Folk singer and activist Pete Seeger turned 90 on May 3, and at least two new biographies are stepping onto the stage to mark the occasion. First up at the microphone is Alec Wilkinson, author of “The Protest Singer: An Intimate Portrait of Pete Seeger.” Wilkinson’s brief book is expertly constructed, fitting a retrospective of Seeger’s complicated life onto a long interview that Wilkinson conducted with him at Seeger’s home in upstate New York. It reads smoothly and easily.
The content, however, is disappointingly simplistic. “The Protest Singer” is unabashedly admiring and therefore completely one-sided; there is no attempt to critique seriously Seeger’s political ideas, which included a short stint in the Communist Party.
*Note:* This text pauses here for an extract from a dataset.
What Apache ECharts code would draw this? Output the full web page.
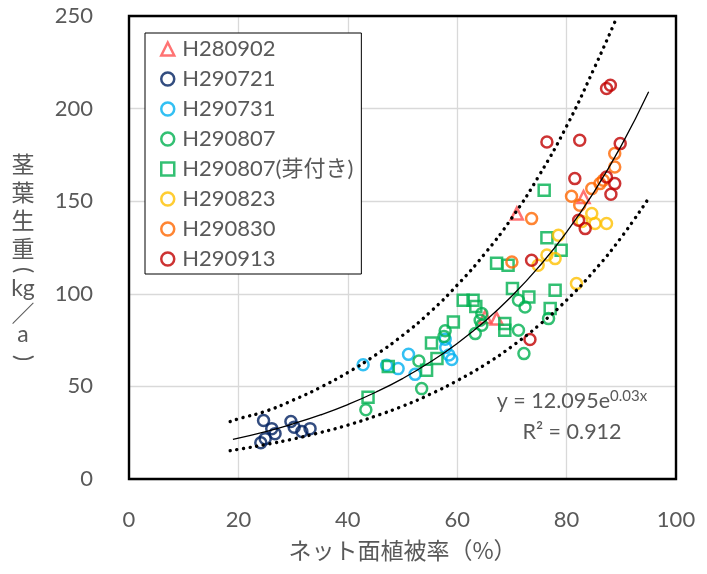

Anyone who disagrees with Seeger is presented as a bully, a buffoon or a selfish prig. If you buy Wilkinson’s argument, Seeger has never had a jealous or unkind thought, never played a single chord or written a single sentence for anything as grubby and shallow as money. “He dislikes being so well known,” Wilkinson writes. That, of course, is the familiar lament of the famous: I hate being a celebrity!”
Seeger’s talent is undeniable, and his music is an essential part of American culture. He has done many wonderful things for the world. But a more balanced portrait — nobody is all good, all the time — would have made Seeger seem even more remarkable. It’s the demons that are confronted and defeated — not the alleged lack of demons — that makes the true hero.
To be sure, Wilkinson’s writing is sharp and clear: “When I arrived Seeger was sitting on the grass and feeding logs into the fire. It was a cold, raw day. ... He was wearing jeans and a cloth coat and a knitted wool hat with a pom-pom on it.” If only the author, a New Yorker staff writer, had brought that same sharpness and clarity to a more balanced, less starry-eyed enterprise.